Champs de Mars tent camp in Port-au-Prince; NewsHour photo by Larisa Epatko
"In Haiti's Tent Camps, 'We're Just Waiting' to Start Life Again" by Larisa Epatko, PBS Newshour 1/10/2012
The door to Billy Forge's home displays a Biblical verse from Isaiah 22:22:
"I will place on his shoulder the key to the house of David; what he opens no one can shut, and what he shuts no one can open."
"I am a Christian," he smiles and shrugs.
Forge, 31, speaks easily in English. He taught himself the language by reading the Bible in Creole and in English, he says.
Forge also built what is now his home by himself. It's a cardboard and plywood structure, covered in tarps, with just enough room for a sleeping mat, a row of neatly hung clothes and a small stereo in the corner. He is one of about 500,000 Haitians still living in tent cities; another million displaced in the quake have found better housing.
His neighborhood is the Champs de Mars tent camp located across the street from the presidential palace -- still in its pitched forward, earthquake-damaged state.
Forge said in the beginning, a lot of aid agencies were providing food and water but have since scaled back their donations.
Those nongovernmental organizations now focus their efforts -- in coordination with the Haitian government -- on moving Haiti's tent camp residents to more permanent housing as apartments are becoming renovated and access to necessary resources, such as water, are coming online.
Two years after the Jan. 12, 2010 earthquake struck Haiti, an estimated 500,000 people are still living in about 800 camp sites in earthquake-affected areas of Haiti, according to the International Organization for Migration. (Read IOM's report from July on relocation efforts)
The Haitian government and aid groups, including the IOM, provide a $500 voucher -- an average of a year's worth of rent -- to camp dwellers who can find an apartment deemed safe by the government that's accessible to water, said Melissa Vaval, project assistant for IOM.
They then have three days to move to their new home and destroy their old tent. Once everything is squared away, the new home renters are given the full voucher, which prevents people from taking the money and simply moving into another camp, she said.

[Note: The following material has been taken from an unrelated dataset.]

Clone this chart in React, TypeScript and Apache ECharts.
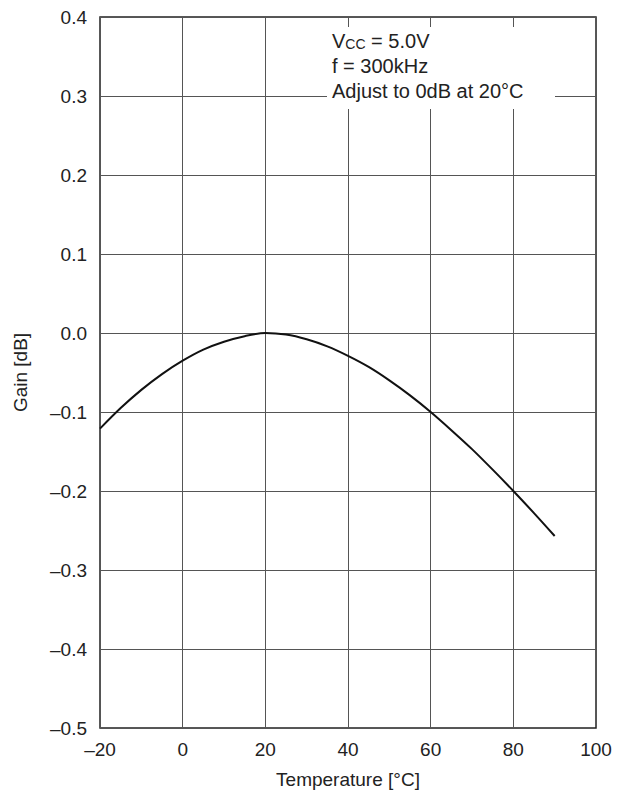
import React, { useEffect, useRef } from "react";
import * as echarts from "echarts";

const temperatures = [-20, -15, -10, -5, 0, 5, 10, 15, 20, 25, 30, 35, 40, 45, 50, 55, 60, 65, 70, 75, 80, 85, 90];
const gainDb = [-0.121, -0.095, -0.072, -0.052, -0.035, -0.021, -0.011, -0.004, 0.0, -0.002, -0.008, -0.017, -0.029, -0.043, -0.06, -0.079, -0.1, -0.123, -0.147, -0.173, -0.2, -0.228, -0.257];
const annotationLines = ["V{s|CC} = 5.0V", "f = 300kHz", "Adjust to 0dB at 20°C"];

const FONT = "'Liberation Sans', Arial, sans-serif";
const fmt = (v: number, d: number) => {
  const s = v.toFixed(d);
  return s.startsWith("-") ? "\u2013" + s.slice(1) : s;
};

export default function App() {
  const ref = useRef<HTMLDivElement>(null);
  useEffect(() => {
    if (!ref.current) return;
    const chart = echarts.init(ref.current, undefined, { renderer: "svg" });
    const data = temperatures.map((t, i) => [t, gainDb[i]]);
    chart.setOption({
      animation: false,
      backgroundColor: "#ffffff",
      textStyle: { fontFamily: FONT },
      grid: {
        left: 100,
        right: 24,
        top: 17,
        bottom: 66,
        show: true,
        borderColor: "#222",
        borderWidth: 1.5,
        containLabel: false,
      },
      xAxis: {
        type: "value",
        min: -20,
        max: 100,
        interval: 20,
        name: "Temperature [°C]",
        nameLocation: "middle",
        nameGap: 42,
        nameTextStyle: { fontSize: 19, color: "#222", fontFamily: FONT },
        axisLine: { show: false },
        axisTick: { show: false },
        axisLabel: {
          fontSize: 19,
          color: "#222",
          margin: 12,
          fontFamily: FONT,
          formatter: (v: number) => fmt(v, 0),
        },
        splitLine: { show: true, lineStyle: { color: "#555", width: 1 } },
      },
      yAxis: {
        type: "value",
        min: -0.5,
        max: 0.4,
        interval: 0.1,
        name: "Gain [dB]",
        nameLocation: "middle",
        nameGap: 70,
        nameRotate: 90,
        nameTextStyle: { fontSize: 19, color: "#222", fontFamily: FONT },
        axisLine: { show: false },
        axisTick: { show: false },
        axisLabel: {
          fontSize: 19,
          color: "#222",
          margin: 13,
          fontFamily: FONT,
          formatter: (v: number) => fmt(v, 1),
        },
        splitLine: { show: true, lineStyle: { color: "#555", width: 1 } },
      },
      graphic: [
        {
          type: "rect",
          z: 100,
          shape: { x: 327, y: 27, width: 228, height: 82 },
          style: { fill: "#ffffff" },
        },
        ...annotationLines.map((line, i) => ({
          type: "text",
          z: 101,
          x: 332,
          y: 41 + i * 25,
          style: {
            text: line,
            fontSize: 20,
            fontFamily: FONT,
            fill: "#222",
            verticalAlign: "middle",
            rich: {
              s: { fontSize: 14, fontFamily: FONT, fill: "#222", verticalAlign: "bottom" },
            },
          },
        })),
      ],
      series: [
        {
          type: "line",
          data,
          smooth: 0.3,
          showSymbol: false,
          lineStyle: { color: "#111", width: 2 },
          z: 5,
        },
      ],
    });
    return () => chart.dispose();
  }, []);
  return <div ref={ref} style={{ position: "fixed", left: 0, top: 0, width: 620, height: 794 }} />;
}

One-by-one the tent camps are closing and the sites reverting back to their former uses. Once recently closed tent camp at St. Pierre Park in Petion-Ville, a suburb of Port-au-Prince, had a Christmas fair and no traces of the tent camp remained.
"You have people playing football, you have people riding bikes," said Vaval standing in the park. "So it really became what it used to be."
It's difficult to gauge how long it will take to relocate the remaining tent camp residents, said Leonard Doyle, IOM spokesman in Haiti. "Champs de Mars will take up to six months alone."
The pace of moving people out of the camps has slowed as the cases become more difficult -- they either have no relatives to live with or homes that can be repaired. But with more funds and donors, the tempo could increase again, Doyle added.
Back at Champs de Mars, Forge says he's looking forward to getting his $500 voucher to move out of the camp. "We're just waiting" to start a normal life again, he said.